ST. CHARLES, Mo. — The gorgeous new dining hall at Lindenwood University serves pizzas hot from a wood-fired oven, turkey breast carved to order by a chef, platters of fresh-baked cookies and pie.
But it's the pork chops dished out at the steaming Comfort Food Station that keep junior Benton Haines in school. It's not that he particularly likes them -- he's picky about his meals -- but the pork chops are paying his tuition.
In a program that holds out thought for food, Lindenwood University now takes payment in pigs.
As the stumbling economy drags down the small farm towns surrounding the college -- towns that for decades proudly sent their top students to Lindenwood -- President Dennis Spellmann has reached out with an offer to barter. He'll trade a liberal arts education at his small private college -- retail value, $11,200 a year -- for any commodity the dining hall can use.
Six families so far have swapped their swine for scholarship, trading hogs that are worth little on the open market for classes in business or education on Lindenwood's tree-lined suburban campus. In the bargain, they've filled the cafeteria's freezers with fresh-off-the-farm sausage, bacon -- even whole pigs, which are smoked on an outdoor barbecue spit before home football games.
"I often wondered if that was dad's pig up there," said Sally Miller, 24, a kindergarten teacher who paid in hogs for her last two years at Lindenwood.
Now Spellmann is on a mission to expand the 3-year-old program; he's hoping to bring 50 barter students a year to Lindenwood. He's promoting the deal to rural school superintendents. He's pushing it with agricultural trade groups. He's even advertising in the Farm Journal. "Pork: The Other Tuition Payment."
The offer is well-timed, and not just because farmers are struggling. In the last two decades, college tuition has soared. Even adjusting for inflation, the average tuition more than doubled at public and private universities from 1981 to 2001, according to the College Board. Median family income rose just 25%.
Scholarships cannot fill the gap. Take the Pell Grant, a federal program for needy students. The average grant covered 98% of tuition in 1986 but less than 60% in 1999, according to the National Center for Public Policy and Higher Education, based in San Jose.
The typical graduate leaves college carrying $18,000 in debt.
To help parents shaken by such numbers, college administrators have begun to get creative.
"You're seeing a pattern of ingenuity," said David L. Warren, president of the National Assn. of Independent Colleges and Universities.
Defiance College in Defiance, Ohio, will cut tuition for top students who pledge to spend several hours a week in volunteer work. Students who cheer on the college's sports teams get a hefty discount at William Woods University in Fulton, Mo. And Clark University in Worcester, Mass., offers a free fifth year of education to pursue a master's degree to all who maintain B+ averages as undergrads.
Dozens of colleges will freeze tuition when a freshman enrolls, shielding families from annual hikes. A few accept payments in monthly installments, or even let parents finance four years of tuition over a decade.
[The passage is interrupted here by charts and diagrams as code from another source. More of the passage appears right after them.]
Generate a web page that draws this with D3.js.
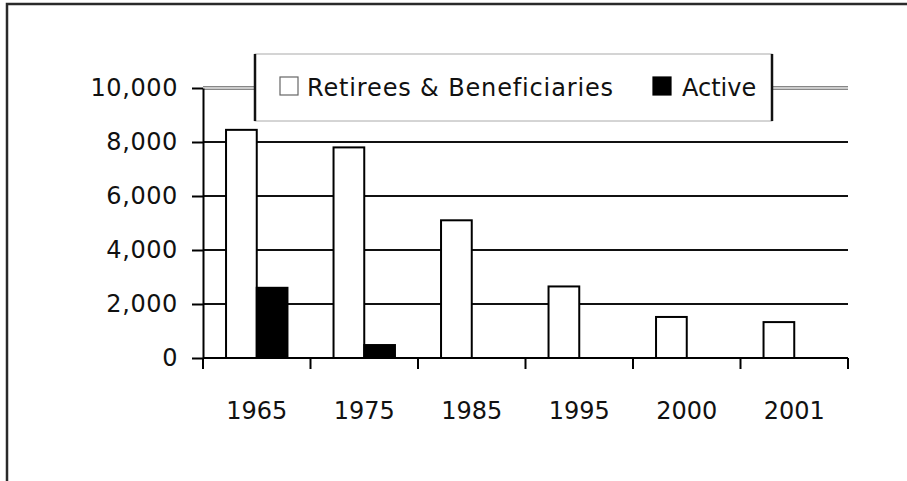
<!DOCTYPE html>
<html>
<head>
<meta charset="utf-8">
<script src="https://cdn.jsdelivr.net/npm/d3@7"></script>
<style>
  html, body { margin: 0; padding: 0; background: #fff; }
  svg { display: block; }
  text { font-family: 'DejaVu Sans', sans-serif; font-size: 24px; fill: #111; }
</style>
</head>
<body>
<div id="chart"></div>
<script>
// data
const years = ['1965', '1975', '1985', '1995', '2000', '2001']
const series = ['Retirees & Beneficiaries', 'Active']
const retirees = [8450, 7800, 5100, 2650, 1520, 1330]
const active = [2600, 480, 0, 0, 0, 0]
const yTicks = [0, 2000, 4000, 6000, 8000, 10000]

const W = 907, H = 481
const FONT = "'DejaVu Sans', sans-serif"
const svg = d3.select('#chart').append('svg')
  .attr('width', W).attr('height', H)

// outer frame (right/bottom run off the picture)
svg.append('rect')
  .attr('x', 7).attr('y', 4)
  .attr('width', W + 20).attr('height', H + 20)
  .attr('fill', 'none')
  .attr('stroke', '#2a2a2a')
  .attr('stroke-width', 2.5)

const x = d3.scaleBand().domain(years).range([203, 848])
const x1 = d3.scaleBand().domain(series)
  .range([0, x.bandwidth()])
  .paddingInner(0).paddingOuter(0.75)
const y = d3.scaleLinear().domain([0, 10000]).range([358, 88])

const color = { 'Retirees & Beneficiaries': '#fff', 'Active': '#000' }

// gridlines
const grid = svg.append('g')
grid.selectAll('line.g')
  .data(yTicks.filter(d => d > 0 && d < 10000))
  .join('line')
  .attr('x1', x.range()[0]).attr('x2', x.range()[1])
  .attr('y1', d => y(d)).attr('y2', d => y(d))
  .attr('stroke', '#111').attr('stroke-width', 2)

// top gridline drawn as a thin double line
;[-1.2, 1.2].forEach(off => {
  grid.append('line')
    .attr('x1', x.range()[0]).attr('x2', x.range()[1])
    .attr('y1', y(10000) + off).attr('y2', y(10000) + off)
    .attr('stroke', '#555').attr('stroke-width', 1)
})

// bars
const rows = years.map((yr, i) => ({ year: yr, values: [retirees[i], active[i]] }))
const groups = svg.append('g').selectAll('g')
  .data(rows)
  .join('g')
  .attr('transform', d => `translate(${x(d.year)},0)`)

groups.selectAll('rect')
  .data(d => series.map((s, j) => ({ key: s, value: d.values[j] })).filter(d => d.value > 0))
  .join('rect')
  .attr('x', d => x1(d.key))
  .attr('width', x1.bandwidth())
  .attr('y', d => y(d.value))
  .attr('height', d => y(0) - y(d.value))
  .attr('fill', d => color[d.key])
  .attr('stroke', '#000')
  .attr('stroke-width', 2)

// y axis
const yAxis = svg.append('g')
  .attr('transform', `translate(${x.range()[0]},0)`)
  .call(d3.axisLeft(y).tickValues(yTicks).tickFormat(d3.format(','))
    .tickSize(11).tickSizeOuter(0).tickPadding(14))
yAxis.select('.domain').attr('stroke', '#000').attr('stroke-width', 2)
yAxis.selectAll('.tick line').attr('stroke', '#000').attr('stroke-width', 2)
yAxis.selectAll('.tick text')
  .style('font-family', FONT).style('font-size', '24px')
  .style('letter-spacing', '0.6px')
  .attr('fill', '#111')

// x axis: baseline, boundary ticks, centred labels
const xAxis = svg.append('g')
xAxis.append('line')
  .attr('x1', x.range()[0]).attr('x2', x.range()[1])
  .attr('y1', y(0)).attr('y2', y(0))
  .attr('stroke', '#000').attr('stroke-width', 2)
xAxis.selectAll('line.tk')
  .data(years.map(d => x(d)).concat([x.range()[1]]))
  .join('line')
  .attr('class', 'tk')
  .attr('x1', d => d).attr('x2', d => d)
  .attr('y1', y(0)).attr('y2', y(0) + 11)
  .attr('stroke', '#000').attr('stroke-width', 2)
xAxis.selectAll('text')
  .data(years)
  .join('text')
  .attr('x', d => x(d) + x.bandwidth() / 2)
  .attr('y', 419)
  .attr('text-anchor', 'middle')
  .text(d => d)

// legend
const lg = svg.append('g')
const L = { x0: 255, x1: 772, y0: 54, y1: 121 }
lg.append('rect')
  .attr('x', L.x0).attr('y', L.y0)
  .attr('width', L.x1 - L.x0).attr('height', L.y1 - L.y0)
  .attr('fill', '#fff').attr('stroke', '#aaa').attr('stroke-width', 1)
;[L.x0, L.x1].forEach(px => {
  lg.append('line')
    .attr('x1', px).attr('x2', px).attr('y1', L.y0).attr('y2', L.y1)
    .attr('stroke', '#111').attr('stroke-width', 2.5)
})
const items = [
  { key: series[0], sx: 280, tx: 307, ls: 0.85 },
  { key: series[1], sx: 653, tx: 682, ls: 0 }
]
items.forEach(it => {
  lg.append('rect')
    .attr('x', it.sx).attr('y', 77)
    .attr('width', 18).attr('height', 18)
    .attr('fill', color[it.key])
    .attr('stroke', it.key === 'Active' ? '#000' : '#666')
    .attr('stroke-width', 1.2)
  lg.append('text')
    .attr('x', it.tx).attr('y', 96)
    .style('letter-spacing', it.ls + 'px')
    .text(it.key)
})
</script>
</body>
</html>
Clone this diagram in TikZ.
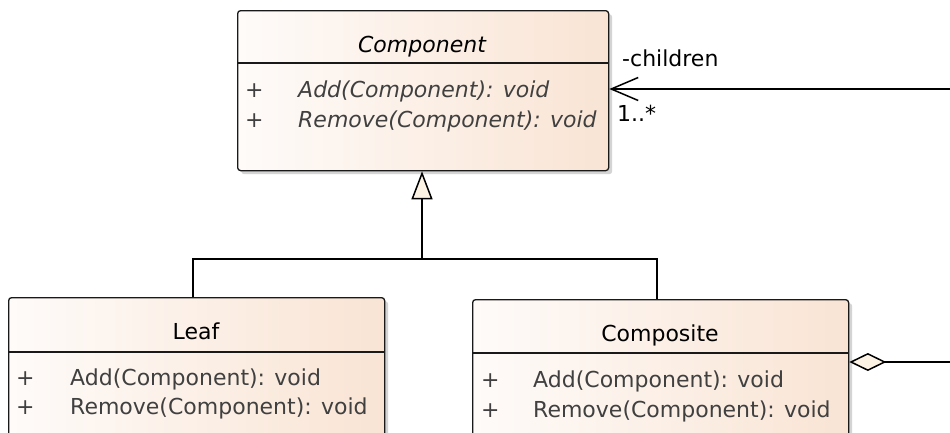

A handful offer employment guarantees. College Misericordia in Dallas, Pa., will settle graduates in paid internships if they have not found good jobs within six months.
Then there's barter -- an age-old practice that, to Spellmann, seems ripe for revival.
Lindenwood appears to be the only school engaging in direct swaps with parents. But a dozen other small private colleges have signed on with trading networks, also known as barter banks.
Members of such networks provide free labor and merchandise to one another. A central administrator keeps track of how much each member "deposits" in the barter bank (in the form of work he does for others) and how much he "withdraws" (in the form of services for himself).
As a member of the Green Apple Barter Service, La Roche College in Pittsburgh can trade scholarships for catered meals, construction work, advertising, or any number of other services. It doesn't have to be direct barter, either. A parent who owns a ski shop could snatch up a scholarship, "paying" for it by giving away long underwear to a dentist, who might in turn fill cavities free for a carpenter, who might then build bleachers without charge for the college.
Frame store owner Al Houston paid for his son's degree in chemistry that way, bartering $75,000 worth of his services to other members of the network in exchange for free tuition at La Roche.
"It was a godsend," he said.
In the farm town of Silex, Mo., about a half-hour's drive northwest of Lindenwood, Elaine Bruns echoes those words.
When hog prices tanked in 1998, she and her husband, Kurt, found themselves losing money on every animal they sold. They didn't know how they could afford to keep their daughter, Sally Miller, studying for her degree in education.